Why large scale DGEMM parallelization appears strange?

Sharp · August 28, 2008, 5:38pm

Hi, I am working on a program that using DGEMM for matrix multiplication. The compiler I am using is pgi 707/pgf77. In this program the subroutine DGEMM has been parallelized already:

C$OMP Parallel
C$OMP Single
C$      NP=omp_get_num_threads()
C$      MinCoW=16
C$OMP End Single
C$OMP End Parallel
          ColPW = Max((N+NP-1)/NP,MinCoW)
          NWork = (N+ColPW-1)/ColPW        [i]!...N is the number of column of C(M,N).[/i]
          If(XStr2.eq.'T'.or.XStr2.eq.'C') then
            IncB = 1
           else
              IncB = LDB
            endIf
           IncB = IncB*ColPW
           IncC = ColPW*LDC
C$OMP Parallel Do Default(Shared) Schedule(Static,1) Private(IP,XN)
          Do 100 IP = 0, (NWork-1)
              XN = Min(N-IP*ColPW,ColPW)
              Call DGEMM(XStr1,XStr2,XM,XN,XK,Alpha,A,XLDA,B(1+IP*IncB),
     $          XLDB,Beta,C(1+IP*IncC),XLDC)
100      Continue

The BLAS library I use for compiling this code is:

pgf77 -i8 ‘-mcmodel=medium’ -mp -O2 -tp p7-64 -Mreentrant -Mrecursive -Mnosave -Minfo -Mneginfo -time -fast -Munroll -Mvect=assoc,recog,cachesize:2097152 -o xgemm.exe xgemm.o $gdvroot/bsd/libf77blas-em64t.a $gdvroot/bsd/libatlas-em64t.a -lpthread -lm -lc

Now the problem is:when I run the matrix multiplication jobs (the size of the matrices is 3432X3432) parallelized, upto 7 processors the speedup is perfect, but once the jobs are parallelized by 8 processors, the speedup becomes really poor (less than 3 times). However, when I change the size of the matrices, e.g. 924X924, the speedup for 8 processors becomes normal. I tried to assemble more memory for the 3432X3432 matrix multiplication of 8 processors, but it seems the speedup for a 10GB memory (the limit of our hardware) is still the same. Any one here can help me? Thank you very much!!!

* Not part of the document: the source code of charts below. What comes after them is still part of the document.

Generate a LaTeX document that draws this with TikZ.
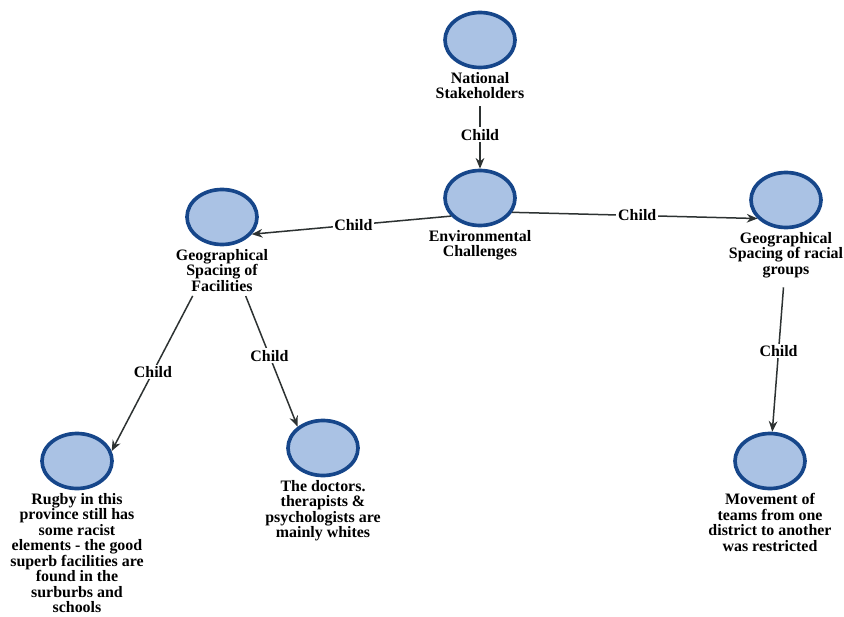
\documentclass[tikz,border=0pt]{standalone}
\usepackage{fontspec}
\setmainfont{Liberation Serif}
\usetikzlibrary{arrows.meta,positioning,shapes.geometric}
\definecolor{bubblefill}{RGB}{170,194,228}
\definecolor{bubbleline}{RGB}{22,70,138}
\definecolor{linkgray}{RGB}{45,50,50}
\tikzset{
  bubble/.style={ellipse,draw=bubbleline,line width=1.1mm,fill=bubblefill,minimum width=21mm,minimum height=16.5mm,inner sep=0pt},
  caption/.style={align=center,inner sep=1pt,font=\fontsize{13.6}{13.2}\selectfont\bfseries},
  link/.style={-{Stealth[length=3.2mm,width=2.6mm]},draw=linkgray,line width=0.45mm},
  tag/.style={fill=white,inner sep=1.5pt,font=\fontsize{13.6}{13.2}\selectfont\bfseries}
}

\begin{document}
\begin{tikzpicture}[x=0.3mm,y=-0.3mm]
\useasboundingbox (0,0) rectangle (844,617);
\foreach \nm/\x/\y/\lab in {nat/480/40/{National\\Stakeholders},env/480/198/{Environmental\\Challenges},fac/222/217/{Geographical\\Spacing of\\Facilities},racial/786/200/{Geographical\\Spacing of racial\\groups},rugby/77/461/{Rugby in this\\province still has\\some racist\\elements - the good\\superb facilities are\\found in the\\surburbs and\\schools},doctors/323/448/{The doctors.\\therapists \&\\psychologists are\\mainly whites},move/770/461/{Movement of\\teams from one\\district to another\\was restricted}} {
  \node[bubble] (\nm) at (\x,\y) {};
  \node[caption,below=0.5mm of \nm] (\nm-lab) {\lab};
}
\draw[link,shorten <=1.8mm] (nat-lab) -- node[tag,pos=0.5] {Child} (env);
\draw[link] (env.212) -- node[tag,pos=0.49] {Child} (fac.-30);
\draw[link] (env.-24) -- node[tag,pos=0.51] {Child} (racial.213);
\draw[link,shorten <=1mm] (fac-lab.-141) -- node[tag,pos=0.5] {Child} (rugby.16);
\draw[link,shorten <=1mm] (fac-lab.-45) -- node[tag,pos=0.47] {Child} (doctors.140);
\draw[link,shorten <=2.4mm] (racial-lab) -- node[tag,pos=0.47] {Child} (move);
\end{tikzpicture}
\end{document}
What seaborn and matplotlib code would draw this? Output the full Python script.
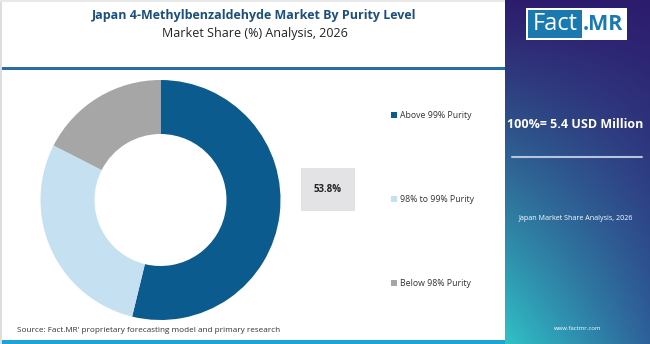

hongyon · August 28, 2008, 5:44pm

Hi,

Did you try with our latest release? Can you please try and let us know if there is still a problem. There might be performance bug in our Openmp runtime that gets fixed in latest release.

Hongyon

Sharp · September 5, 2008, 11:06am

Hi, thank you for your advice. Since our group doesn’t have license of using the latest 7.2.x version, I tried the library of 7.1.6. It works alright now. Thank you.

Sharp